Overview
Active learning query strategies were implemented by the library ALiPy (documentation).
We decided to currently integrate query strategies :
- for instance selection
- which do not require more than the developed model
Strategies currently available
Random sampling
Base method used to compare with the performance of other query strategies. It just selects the required number of queries in a random manner.
Uncertainty sampling
The uncertainty sampling is the way the learner will select queries for whom it is the most uncertain in their label. This uncertainty can be measured in different ways.
Let’s define \(x\) as an instance, \(\hat{y_i}\) corresponds to the \(i\)th most likely class predicted for the instance \(x\).
Least confident
The simplest measure calculate the difference between 100% confidence and the most confident prediction obtained for the instance \(x\) \(LC(x) = 1 - P(\hat{y_1}|x)\)
Margin
Calculates the difference between the top two most confident predictions.
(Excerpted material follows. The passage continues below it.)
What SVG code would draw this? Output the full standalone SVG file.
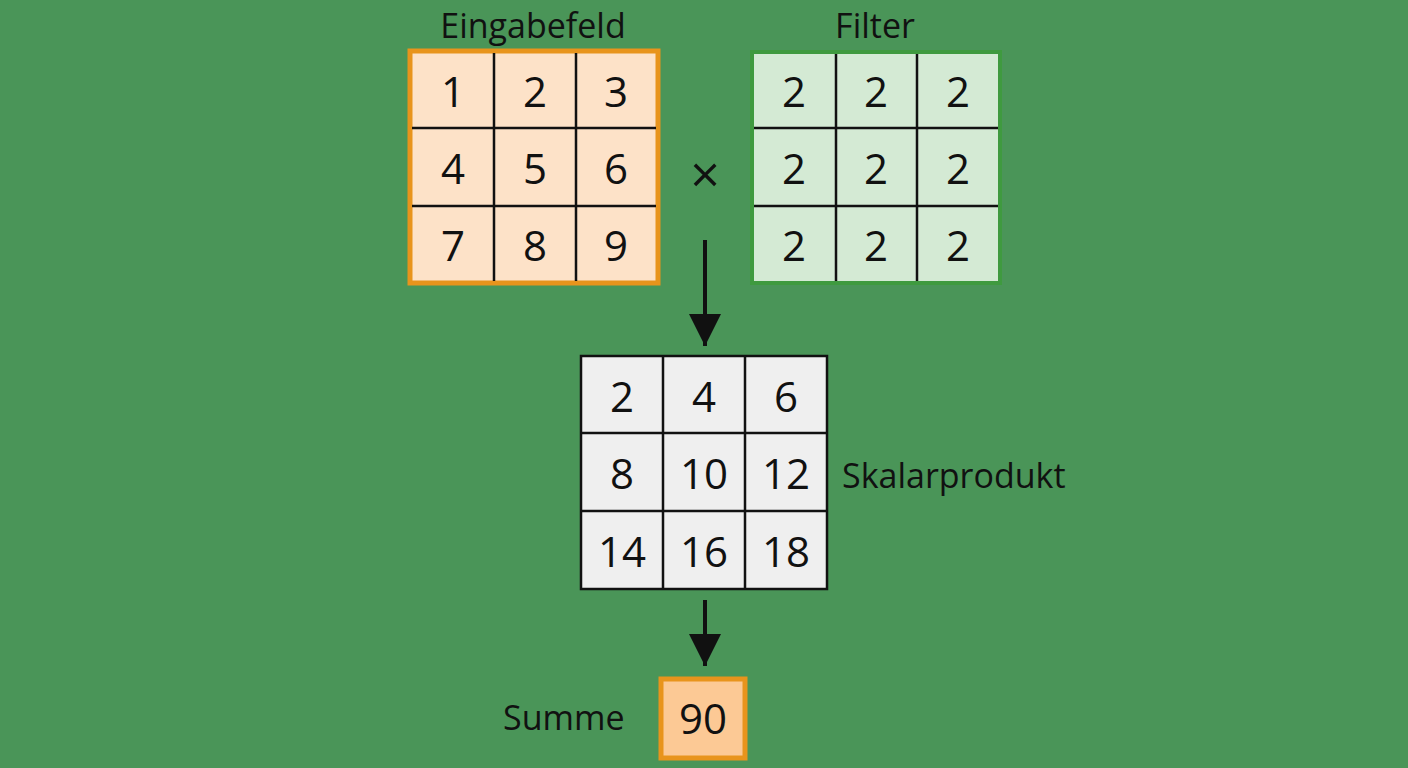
<svg xmlns="http://www.w3.org/2000/svg" width="1408" height="768" viewBox="0 0 1408 768">
<style>
text{font-family:"Open Sans","Noto Sans",sans-serif;fill:#111}
.n{font-size:42px;text-anchor:middle;dominant-baseline:central}
.l{font-size:34px}
.g{stroke:#111;stroke-width:2.5}
</style>
<defs><marker id="ah" markerWidth="8" markerHeight="8" refX="5" refY="4" orient="auto" markerUnits="userSpaceOnUse" viewBox="0 0 10 8"><path d="M0,0L10,4L0,8z" fill="#111"/></marker>
<marker id="a" viewBox="0 0 10 10" refX="10" refY="5" markerWidth="32" markerHeight="32" markerUnits="userSpaceOnUse" orient="auto"><path d="M0,0L10,5L0,10z" fill="#111"/></marker></defs>
<rect width="1408" height="768" fill="#4a9558"/>
<g id="input">
<text class="l" x="533" y="38" text-anchor="middle">Eingabefeld</text>
<rect x="410" y="51" width="248" height="232" fill="#fde2c8" stroke="#e8941c" stroke-width="5"/>
<path class="g" d="M494 53V281M576 53V281M412 128H656M412 206H656"/>
<text class="n" x="453" y="90">1</text><text class="n" x="535" y="90">2</text><text class="n" x="616" y="90">3</text>
<text class="n" x="453" y="167">4</text><text class="n" x="535" y="167">5</text><text class="n" x="616" y="167">6</text>
<text class="n" x="453" y="244">7</text><text class="n" x="535" y="244">8</text><text class="n" x="616" y="244">9</text>
</g>
<g id="times"><text x="705" y="172" class="n" style="font-size:52px">×</text></g>
<g id="filter">
<text class="l" x="875" y="38" text-anchor="middle">Filter</text>
<rect x="752" y="52" width="248" height="231" fill="#d4ead4" stroke="#3f9a3f" stroke-width="4"/>
<path class="g" d="M836 54V281M917 54V281M754 128H998M754 206H998"/>
<text class="n" x="794" y="90">2</text><text class="n" x="876" y="90">2</text><text class="n" x="958" y="90">2</text>
<text class="n" x="794" y="167">2</text><text class="n" x="876" y="167">2</text><text class="n" x="958" y="167">2</text>
<text class="n" x="794" y="244">2</text><text class="n" x="876" y="244">2</text><text class="n" x="958" y="244">2</text>
</g>
<g id="product">
<rect x="581" y="356" width="246" height="233" fill="#efefef" stroke="#111" stroke-width="2.5"/>
<path class="g" d="M663 356V589M745 356V589M581 433H827M581 511H827"/>
<text class="n" x="622" y="395">2</text><text class="n" x="704" y="395">4</text><text class="n" x="786" y="395">6</text>
<text class="n" x="622" y="472">8</text><text class="n" x="704" y="472">10</text><text class="n" x="786" y="472">12</text>
<text class="n" x="622" y="550">14</text><text class="n" x="704" y="550">16</text><text class="n" x="786" y="550">18</text>
<text class="l" x="842" y="488">Skalarprodukt</text>
</g>
<g id="sum">
<text class="l" x="503" y="730">Summe</text>
<rect x="661" y="679" width="84" height="79" fill="#fcc995" stroke="#e8941c" stroke-width="5"/>
<text class="n" x="703" y="717">90</text>
</g>
<g id="connectors" stroke="#111" stroke-width="4" fill="none">
<line x1="705" y1="240" x2="705" y2="346" marker-end="url(#a)"/>
<line x1="705" y1="600" x2="705" y2="666" marker-end="url(#a)"/>
</g>
</svg>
\[M(x) = P(\hat{y_1}|x) - P(\hat{y_2}|x)\]In that case, the strategy will select the instance with the smallest margin, since the smaller the margin is, the most unsure the decision.
Entropy
Calculates the difference between all the prediction, as defined by information theory.
\[H(x) = -\sum_{k}P(y_k|x)\log(P(y_k|x))\]Coreset
A diversity-based method where the unlabelled instances are selected so that they are the most different from the training set, but also the most diverse among themselves. Based on the paper of Sener (2018).